Myths about selling
Selling is indisputably a profession most individuals don’t want to be associated with. Once the word “selling” is mentioned; people tend to immediately imagine a picture of a salesperson knocking on door to door to sell a product. What comes to your mind when hearing words ‘sales skills’? Some people connect these words with manipulation, chasing people on the streets and being able to talk endlessly. These images are just myths. Let’s recall some of the common remarks:
“I hate selling.”
“I hate making cold calls.”
“It’s not about selling; I simply hate rejection.”
“Sales is not for me; I am a degree holder.”
It’s a shame we have such a negative connotation to sales, though, because according to a study commissioned by author and researcher Daniel Pink, we spend 40% of our work time selling something, in one way or another.
Each one of us is selling
Whether you like it or not, each one of us is a salesperson. If you don’t work in sales, you might think you don’t sell, but that is undoubtedly false. The fact is, each one of us sells every single day. Most people don’t know that selling is part of life and we do it every day; consciously or unconsciously. We share the benefits of a product that has benefited us or a movie we liked without even getting paid for it.
Many studies have confirmed that mastering sales skills is an essential part of being successful in any area of your life: as an artist or as a computer programmer, at your office when you present a new idea to your colleagues, as a business owner or even when planning a new holiday destination with your family. If you look at sales skills from the right perspective, your success is not far away!
We all have sales skills
Actually, we all have practiced some good sales skills (and not even thinking about them!) at one time or the other in our life. Remember when you were a kid. How many ways did you invent to persuade your parents to buy you ice-cream? Or in your teens, you met a girl or a boy of your dreams. What have you done? You tried to convince her or him that your love is a true one and that you are the best choice for her or him. And (hopefully) you meant it from the core of your heart. So, we are all born with some good sales skills! And believe me, sales skills are life skills.
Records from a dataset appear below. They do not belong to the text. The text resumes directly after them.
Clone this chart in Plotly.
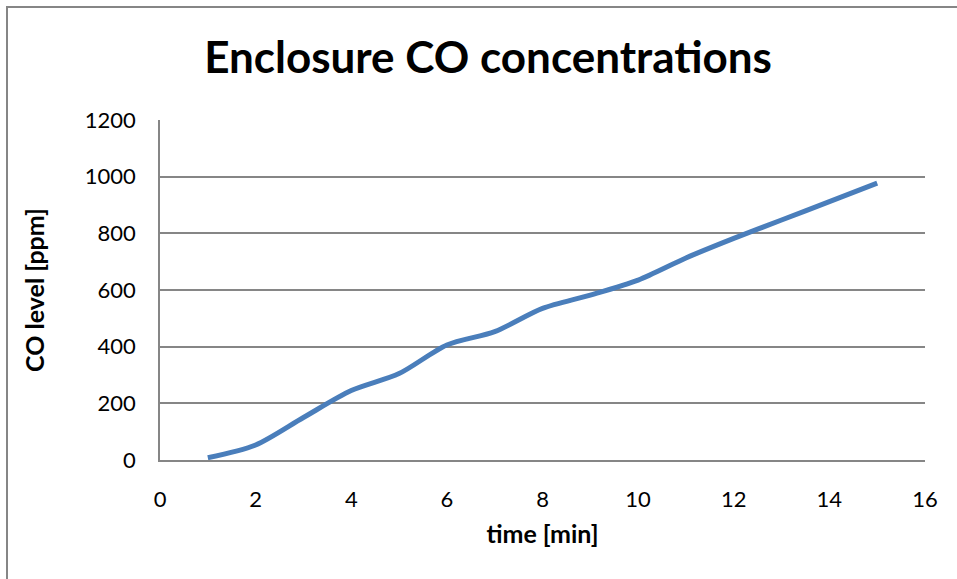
import plotly.graph_objects as go

time_min = [1, 2, 3, 4, 5, 6, 7, 8, 9, 10, 11, 12, 13, 14, 15]
co_ppm = [8, 53, 150, 245, 305, 406, 453, 535, 582, 635, 713, 782, 847, 912, 977]

x_ticks = [0, 2, 4, 6, 8, 10, 12, 14, 16]
y_ticks = [0, 200, 400, 600, 800, 1000, 1200]

FONT = "Lato"
GRID = "#868686"

fig = go.Figure()
fig.add_trace(go.Scatter(
    x=time_min, y=co_ppm, mode="lines",
    line=dict(color="#4a7ebb", width=5, shape="spline", smoothing=0.8),
    showlegend=False,
))

L, R, T, B = 160, 32, 120, 119
W, H = 957, 579
pw, ph = W - L - R, H - T - B

fig.update_layout(
    width=W, height=H,
    margin=dict(l=L, r=R, t=T, b=B),
    paper_bgcolor="white", plot_bgcolor="white",
    font=dict(family=FONT, color="black"),
    title=dict(text="<b>Enclosure CO concentrations</b>", x=0.51, xanchor="center",
               y=1 - 58 / H, yanchor="middle", font=dict(family=FONT, size=44, color="black")),
    xaxis=dict(range=[0, 16], tickvals=x_ticks, showgrid=False, zeroline=False,
               showline=True, linecolor=GRID, linewidth=1.5, ticks="",
               ticklabelstandoff=19,
               tickfont=dict(family=FONT, size=22, color="black"),
               title=dict(text="<b>time [min]</b>", font=dict(family=FONT, size=25, color="black"), standoff=14)),
    yaxis=dict(range=[0, 1200], tickvals=y_ticks, showgrid=True, gridcolor=GRID, gridwidth=1.5,
               zeroline=False, showline=True, linecolor=GRID, linewidth=1.5, ticks="",
               ticklabelstandoff=18,
               tickfont=dict(family=FONT, size=22, color="black"),
               title=dict(text="<b>CO level [ppm]</b>", font=dict(family=FONT, size=25, color="black"), standoff=33)),
    shapes=[dict(type="rect", xref="paper", yref="paper",
                 x0=(7 - L) / pw, x1=(W + 20 - L) / pw,
                 y0=(H - B - (H + 20)) / ph, y1=(H - B - 7) / ph,
                 line=dict(color=GRID, width=2), fillcolor="rgba(0,0,0,0)", layer="below")],
)

fig.write_html("out.html", config={"displayModeBar": False},
               post_script="document.body.style.margin='0px';document.body.style.overflow='hidden';")
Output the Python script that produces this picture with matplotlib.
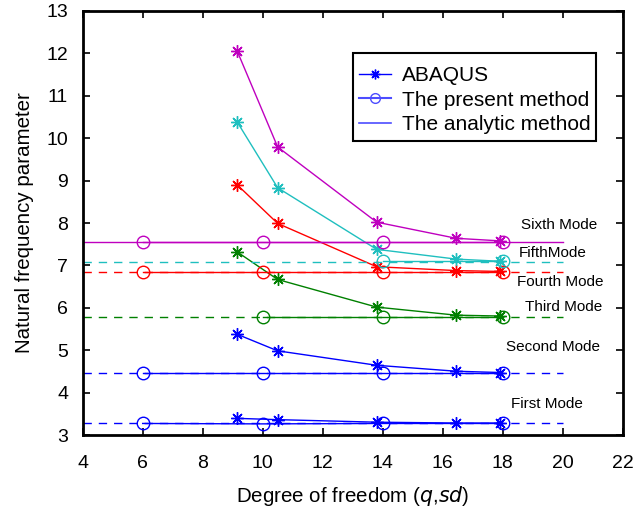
import matplotlib.pyplot as plt
import numpy as np

plt.rcParams['font.family'] = ['Liberation Sans', 'DejaVu Sans']

# Degrees of freedom used by each approach
abaqus_dof = [9.15, 10.5, 13.8, 16.45, 17.9]
present_dof = [6, 10, 14, 18]
analytic_range = [4, 20]

mode_names = ['First Mode', 'Second Mode', 'Third Mode', 'Fourth Mode', 'FifthMode', 'Sixth Mode']
mode_colors = ['#0000ff', '#0000ff', '#008000', '#ff0000', '#1fbfbf', '#bf00bf']

# ABAQUS results, one row per mode
abaqus_vals = [
    [3.40, 3.37, 3.31, 3.29, 3.29],
    [5.38, 4.99, 4.65, 4.51, 4.48],
    [7.32, 6.67, 6.02, 5.83, 5.81],
    [8.90, 7.99, 6.97, 6.88, 6.86],
    [10.38, 8.83, 7.38, 7.15, 7.10],
    [12.05, 9.79, 8.02, 7.64, 7.58],
]

# present method: values at the converged dof (None = not computed)
present_vals = [
    [3.28, 3.27, 3.28, 3.28],
    [4.46, 4.46, 4.46, 4.46],
    [None, 5.78, 5.78, 5.78],
    [6.85, 6.85, 6.85, 6.85],
    [None, None, 7.10, 7.10],
    [7.55, 7.55, 7.55, 7.55],
]

analytic_vals = [3.28, 4.46, 5.78, 6.85, 7.08, 7.55]
analytic_styles = ['--', '--', '--', '--', '--', '-']

# label positions for the mode names
label_x = [18.27, 18.1, 18.74, 18.47, 18.54, 18.6]
label_y = [3.75, 5.08, 6.02, 6.6, 7.29, 7.95]

asterisk = (8, 2, 0)

fig = plt.figure(figsize=(6.36, 5.08), dpi=100)
ax = fig.add_axes([0.130, 0.143, 0.849, 0.836])

for i in range(len(mode_names)):
    c = mode_colors[i]
    ax.plot(analytic_range, [analytic_vals[i]] * 2, analytic_styles[i], color=c, lw=1.0,
            dashes=(6, 5) if analytic_styles[i] == '--' else (None, None))
    px = [d for d, v in zip(present_dof, present_vals[i]) if v is not None]
    py = [v for v in present_vals[i] if v is not None]
    ax.plot(px, py, '-', color=c, lw=1.0, marker='o', ms=9, mfc='none', mew=1.0)
    ax.plot(abaqus_dof, abaqus_vals[i], '-', color=c, lw=1.0, marker=asterisk, ms=9, mew=1.0)
    ax.text(label_x[i], label_y[i], mode_names[i], fontsize=11, ha='left', va='center')

# legend handles drawn in blue
h1, = ax.plot([], [], '-', color='#0000ff', lw=1.0, marker=asterisk, ms=7, mew=1.0)
h2, = ax.plot([], [], '-', color='#4d4dff', lw=1.5, marker='o', ms=7, mfc='none', mew=1.0)
h3, = ax.plot([], [], '-', color='#4d4dff', lw=1.2)
leg = ax.legend([h1, h2, h3], ['ABAQUS', 'The present method', 'The analytic method'],
                loc='upper left', bbox_to_anchor=(0.5, 0.9), fontsize=15,
                title=' ', title_fontsize=1,
                fancybox=False, framealpha=1, edgecolor='black', borderpad=0.3,
                handlelength=1.55, handletextpad=0.5, labelspacing=0.27, borderaxespad=0)
leg.get_frame().set_linewidth(1.5)

ax.set_xlim(4, 22)
ax.set_ylim(3, 13)
ax.set_xticks(np.arange(4, 23, 2))
ax.set_yticks(np.arange(3, 14, 1))
ax.tick_params(direction='in', top=True, right=True, length=5, width=1.2, labelsize=14)
ax.tick_params(axis='x', pad=14)
ax.tick_params(axis='y', pad=10.5)
for s in ax.spines.values():
    s.set_linewidth(2)

ax.set_xlabel('Degree of freedom ($q$,$sd$)', fontsize=14.8, labelpad=9)
ax.set_ylabel('Natural frequency parameter', fontsize=14.8, labelpad=9)

plt.savefig('out.png', dpi=100)
plt.close()
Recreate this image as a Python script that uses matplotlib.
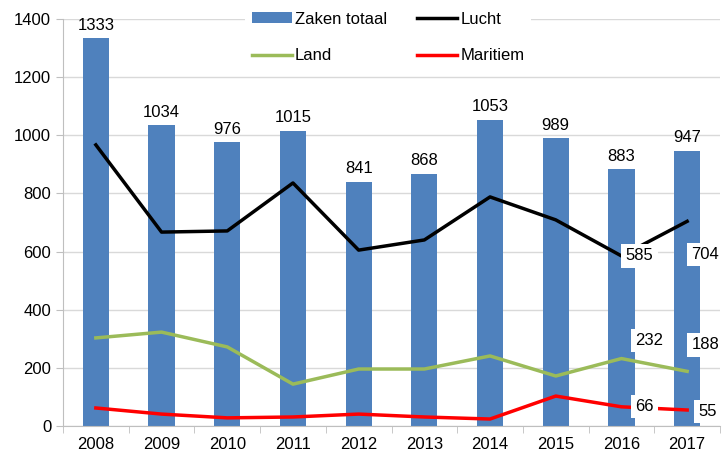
import numpy as np
import matplotlib.pyplot as plt

plt.rcParams['font.family'] = ['Liberation Sans', 'DejaVu Sans']

years = ['2008', '2009', '2010', '2011', '2012', '2013', '2014', '2015', '2016', '2017']
zaken_totaal = [1333, 1034, 976, 1015, 841, 868, 1053, 989, 883, 947]
lucht = [967, 667, 671, 836, 605, 640, 788, 709, 585, 704]
land = [303, 323, 272, 144, 196, 196, 241, 172, 232, 188]
maritiem = [62, 41, 28, 31, 41, 31, 24, 103, 66, 55]

x = np.arange(len(years))

fig = plt.figure(figsize=(7.22, 4.59), dpi=100)
ax = fig.add_axes([63 / 722, 33 / 459, 657 / 722, 407 / 459])

b = ax.bar(x, zaken_totaal, width=0.4, color='#4f81bd', label='Zaken totaal', zorder=2)
l1, = ax.plot(x, lucht, color='black', lw=2.5, label='Lucht', zorder=3)
l2, = ax.plot(x, land, color='#9bbb59', lw=2.5, label='Land', zorder=3)
l3, = ax.plot(x, maritiem, color='#ff0000', lw=2.5, label='Maritiem', zorder=3)

for xi, v in zip(x, zaken_totaal):
    ax.annotate(str(v), (xi, v), xytext=(0, 4), textcoords='offset points',
                ha='center', va='bottom', fontsize=12)

# labels for the last two years, boxed in white
box = dict(facecolor='white', edgecolor='none', pad=3)
offsets = {
    'lucht': [(3, 0), (3, -24)],
    'land': [(10, 13), (3, 19)],
    'maritiem': [(10, 0), (8, -1)],
}
for name, vals in [('lucht', lucht), ('land', land), ('maritiem', maritiem)]:
    for k, i in enumerate([8, 9]):
        ax.annotate(str(vals[i]), (x[i], vals[i]), xytext=offsets[name][k],
                    textcoords='offset points', ha='left', va='center',
                    fontsize=12, bbox=box, zorder=5)

ax.set_xlim(-0.5, len(years) - 0.5)
ax.set_ylim(0, 1400)
ax.set_yticks(range(0, 1401, 200))
ax.set_xticks(x)
ax.set_xticklabels(years)
ax.set_xticks(np.arange(-0.5, len(years), 1), minor=True)
ax.tick_params(axis='x', which='major', length=0, labelsize=12, pad=8)
ax.tick_params(axis='x', which='minor', length=5, color='#bfbfbf')
ax.tick_params(axis='y', length=5, color='#bfbfbf', labelsize=12)
ax.yaxis.grid(True, color='#d9d9d9', lw=1, zorder=0)
ax.set_axisbelow(True)
for s in ['top', 'right']:
    ax.spines[s].set_visible(False)
for s in ['left', 'bottom']:
    ax.spines[s].set_color('#bfbfbf')

leg = ax.legend([b, l2, l1, l3], ['Zaken totaal', 'Land', 'Lucht', 'Maritiem'],
                loc='upper center', bbox_to_anchor=(0.495, 1.055), ncol=2,
                frameon=True, fontsize=12, handlelength=2.4, columnspacing=1.8,
                labelspacing=1.3, handletextpad=0.2, handleheight=0.6)
leg.get_frame().set_edgecolor('none')
leg.get_frame().set_facecolor('white')
leg.get_frame().set_alpha(1)

fig.savefig('out.png', dpi=100)
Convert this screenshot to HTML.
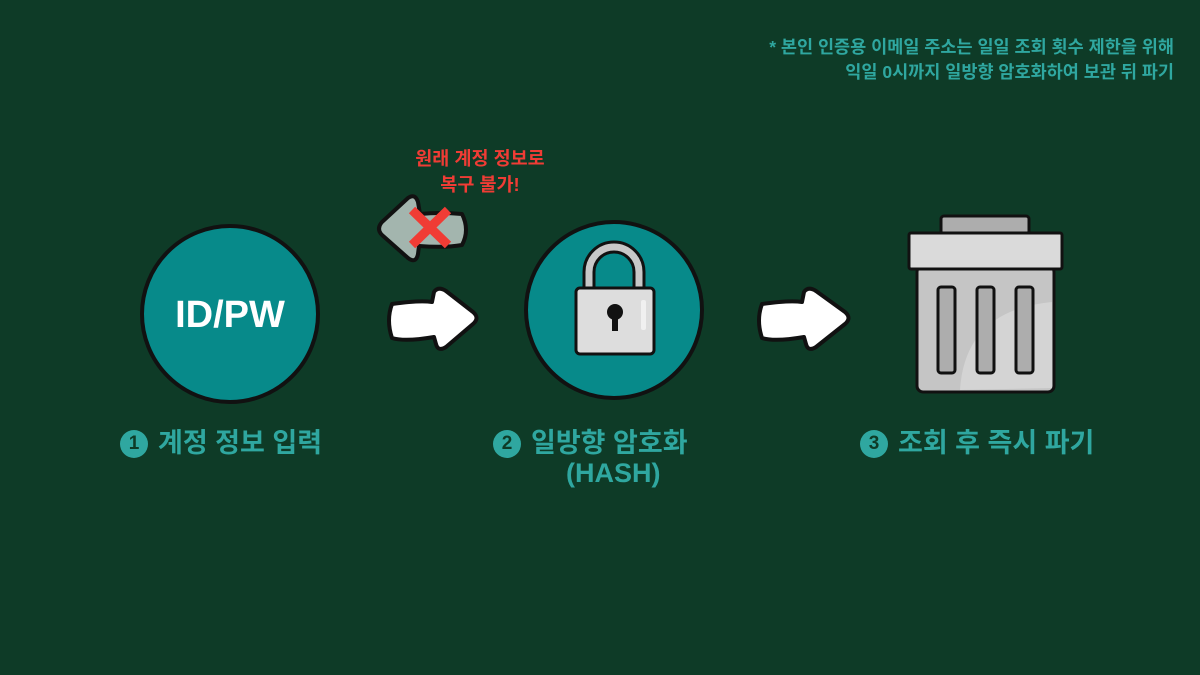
<!DOCTYPE html>
<html><head><meta charset="utf-8"><style>
body{margin:0;width:1200px;height:675px;background:#0e3b27;overflow:hidden;position:relative;font-family:"Liberation Sans","Noto Sans CJK KR",sans-serif;font-weight:bold}
.t{position:absolute;white-space:nowrap}
.lbl{color:#2fa7a0;font-size:27px}
.num{display:inline-block;width:28px;height:28px;border-radius:50%;background:#2fa7a0;color:#0e3b27;font-size:19px;text-align:center;line-height:28px;vertical-align:3px;margin-right:10px}
</style></head><body>
<div class="t" style="right:26px;top:35px;text-align:right;color:#2fa7a0;font-size:17.5px;line-height:25px">* 본인 인증용 이메일 주소는 일일 조회 횟수 제한을 위해<br>익일 0시까지 일방향 암호화하여 보관 뒤 파기</div>
<div class="t" style="left:380px;top:146px;width:200px;text-align:center;color:#f03c35;font-size:18.5px;line-height:26px">원래 계정 정보로<br>복구 불가!</div>
<svg width="1200" height="675" style="position:absolute;left:0;top:0">
<circle cx="230" cy="314" r="88" fill="#078a8a" stroke="#111" stroke-width="4"/>
<text x="230" y="327" text-anchor="middle" fill="#fff" font-size="38" font-weight="bold" font-family="Liberation Sans,sans-serif">ID/PW</text>
<circle cx="614" cy="310" r="88" fill="#078a8a" stroke="#111" stroke-width="4"/>
<path d="M589 290 V272 a25 25 0 0 1 50 0 V290" fill="none" stroke="#111" stroke-width="13"/>
<path d="M589 290 V272 a25 25 0 0 1 50 0 V290" fill="none" stroke="#c8c8c8" stroke-width="7"/>
<rect x="576" y="288" width="78" height="66" rx="4" fill="#ddd" stroke="#111" stroke-width="3"/>
<rect x="641" y="300" width="5" height="30" rx="2" fill="#f0f0f0"/>
<circle cx="615" cy="312" r="8" fill="#111"/><rect x="612" y="312" width="6" height="19" fill="#111"/>
<path d="M392 304 Q420 300 432 302 L434 292 Q438 286 446 291 L473 312 Q480 318 473 324 L446 347 Q438 352 436 344 L434 337 Q405 342 392 338 Q386 320 392 304 Z" fill="#fff" stroke="#111" stroke-width="4" stroke-linejoin="round"/>
<path d="M762 304 Q790 300 802 302 L804 292 Q808 286 816 291 L845 312 Q852 318 845 324 L816 347 Q808 352 806 344 L804 337 Q775 342 762 338 Q756 320 762 304 Z" fill="#fff" stroke="#111" stroke-width="4" stroke-linejoin="round"/>
<path d="M462 214 Q440 212 420 214 L418 202 Q415 193 408 198 L382 222 Q376 229 382 235 L408 258 Q416 264 418 254 L419 246 Q445 248 462 245 Q470 230 462 214 Z" fill="#a3b5ae" stroke="#111" stroke-width="4" stroke-linejoin="round"/>
<path d="M412 210 L448 245 M448 210 L412 245" stroke="#f03c35" stroke-width="9"/>
<rect x="941" y="216" width="88" height="18" rx="3" fill="#adadad" stroke="#111" stroke-width="3"/>
<rect x="917" y="266" width="137" height="126" rx="6" fill="#c5c5c5" stroke="#111" stroke-width="3"/>
<path d="M960 390 Q965 310 1052 302 V388 Z" fill="#d4d4d4"/>
<rect x="909" y="233" width="153" height="36" rx="2" fill="#dadada" stroke="#111" stroke-width="3"/>
<rect x="938" y="287" width="17" height="86" rx="3" fill="#adadad" stroke="#111" stroke-width="3"/>
<rect x="977" y="287" width="17" height="86" rx="3" fill="#adadad" stroke="#111" stroke-width="3"/>
<rect x="1016" y="287" width="17" height="86" rx="3" fill="#adadad" stroke="#111" stroke-width="3"/>
</svg>
<div class="t lbl" style="left:120px;top:421px"><span class="num">1</span>계정 정보 입력</div>
<div class="t lbl" style="left:493px;top:421px"><span class="num">2</span>일방향 암호화</div>
<div class="t lbl" style="left:566px;top:458px">(HASH)</div>
<div class="t lbl" style="left:860px;top:421px"><span class="num">3</span>조회 후 즉시 파기</div>
</body></html>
Getting your boss to agree to your new project plan is a form of sales. And so is getting your son to tidy up his room, or convincing a patient to continue with a treatment regimen. These are all forms of sales, and the better we get at it, the more it will benefit us professionally and personally. When you call a coworker for immediate action to support your project, what are you doing? Selling your need for help. When you plead with your kids to take milk daily, what are you doing? Selling the nutritional benefits of milk. Or most importantly, when you approach your boss for a raise or promotion, what are you doing? Selling yourself. It doesn’t matter if you are an accountant, a parent or an entrepreneur. You must be able to sell yourself and your ideas.
Sales skills are life skills
When you present yourself for an interview, you dress smartly, put your best foot forward, and highlight your achievements, experiences, and describe in so many words how you would be the best possible candidate for the job. Are you not selling yourself? When eligible youth upload their profiles on matrimonial sites, they write so many good things about their personality, job, and family background to attract the best matches. Is it not selling?
Many people would never view themselves as a sales person. Yet any time you’re in a conversation in which you try to express an opinion or influence an event, you’re actually selling. In fact, when you think deeply enough, selling is more than just selling a product as people usually assume it to be. Anything in life that needs persuasion can be thought of as selling something.
There isn’t a single area of your life where you cannot benefit from sales skills. Teachers use sales skills every day. Preachers use sales skills. Police officers use sales skills. Mother Teresa used sales skills. And sales people use sales skills. Regardless of what you do, sales skills will increase your probability of success and your ability to motivate, instruct, encourage, coach, communicate and reach people.
In reality, everyone is constantly trying to sell an idea, a belief, a proposition, an opinion or a goal. We all use sales skills throughout the day, every day. You use it on your spouse or partner, your kids, your colleagues, your neighbors, your friends, your parents, people you meet when you buy different products or services, or when you go out for a meal.
What makes a best seller?
In his famous book ‘The magic of thinking big’ Dr. David Schwartz narrates an incident when he was scheduled for an interview by a reputed journalist.When he reached the place at the appointed time, he found the lady waiting on a sofa with a writing pad. She got up and greeted him. After exchanging pleasantries Dr. Schwartz suggested that she do a course in ‘selling’. This put her off, she said:, ” I am a post graduate in journalism, why should I do a course in selling?” Dr. Schwartz picked up her writing pad and showed her what she had written ‘interview of best-selling author’. He politely added, in spite of being so qualified you are waiting to take my interview because I am a best-selling author.
Once we see selling in the right perspective, we can apply the principles of selling to refine our personality and set ourselves on the path of self-transformation, bringing us closer to our goals.